Sunday, April 18, 2010

Oldies But Goodies

After reading the Newbery books and talking with Sarah we realized that some, including she and I, have probably missed out on reading some of those "Oldies but Goodies" books. You know, those books that have been around for a good long while. Those books that have consistently been checked out from the library for many many years because they are that good.

As a result of being a little quirky ourselves, we have decided that we'd give y'all a choice between 3 classic books that have a little bit of quirkiness to them.

A Wrinkle in Time by Madeleine L'Engle

This book, as you probably noticed in When You Reach Me, is referenced in many books. It is one of the first soft Sci-Fi type of books for children published way back in 1962. It actually won the Newbery, and when you read the book you will realize why. The main characters, 3 children, are dealing with time and space travel in an adventure to save their father and much more. This is the first book in a series of four known as the Time Quartet. If this is the lucky book you decided to read, you will not be disappointed. You will most likely be glad that you have finally read this classic book that has been referenced in more books than you will ever realize.

The Giver by Lois Lowry

If the last time you read this book was in middle school or high school, or if you haven't read the book at all, it is time you read it. The Giver is a book that is set in the future in a Utopian type of society. You will be so intrigued the entire time you are reading this book, it will cause you to want to keep turning it's pages. It is a short book, but a fabulous story with a complex and fascinating theme. This book also won the Newbery in 1994, though it has been controversial.

From the Mixed-Up Files of Mrs. Basil E. Frankweiler by E.L. Konigsburg

This fabulous book, another Newbery winner, is an enjoyable read. It keeps you intrigued throughout by highlighting the adventure and mystery Claudia and James have while living in the Metropolitan Museum of Art in NYC. They become fascinated with the history/mystery of an Angel statue Michelangelo might have crafted. Now, if you haven't read this book check it out from the library. It is another oldie but goodie that everyone should read.

Choose one or all of these to read. They are quick reads that you will enjoy and yet become a little more well versed with the children's classics. Enjoy these "Oldies but Goodies!"


  1. The Giver by Lois Lowry

    The last time I read this book I was in 8th or 9th grade. I actually couldn’t really remember any details about the book. After reading it, I am glad I read it again. The Giver is a book that caused the emotions of sadness, shock, and happiness. It also caused me to be curious about what was going to happen next, and it caused me to think a little deeper about our society. It was a short quick read, that I truly enjoyed on many levels. I can clearly tell why this book won they Newbery Medal. If you have not read it, or if it has been awhile, pick it up again. I was talking to someone the other day, and they said they didn’t like it when they were in school. I wonder if it is one of those books that you appreciate much more when you are older and think at a different and deeper level.

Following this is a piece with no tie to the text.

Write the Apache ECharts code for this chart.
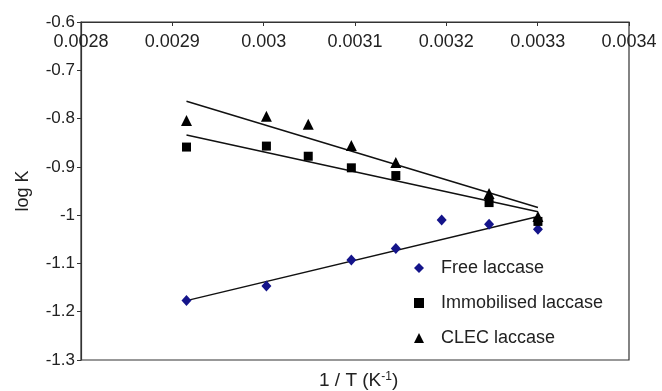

Just a thought… what did you think?

  2. The Giver: Why I Don't Like It (and why I do):
    As a kid, I had the same like-dislike relationship with The Giver as I do now, for pretty much the same reasons--although I'm better able to articulate those reasons now. I like the fact that The Giver has a deeper message that even young children can understand. This is not a book with one message for kids and one for adults. That being said, I feel like the message is the only thing this book has going for it. I didn't find a single sympathetic character in this whole book! Even the main character is a little bit boring. I know that the author didn't make the characters colorful and interesting on purpose... and it serves the whole idea... but that doesn't change the fact that they're boring. Speaking to the point about not liking it as a kid, I think I felt really irritated by how much adults liked/wanted me to like this book. Sometimes that can scare kids off, I think, because it seems like the book isn't really for kids.

    I read A Wrinkle in Time for the first time and I really loved it. I was very surprised by it; it wasn't what I expected. I'm glad I didn't read it as a kid though because I think it would have confused/irritated me.

    I will ALWAYS love the Mixed Up Files and still dream about living in a museum.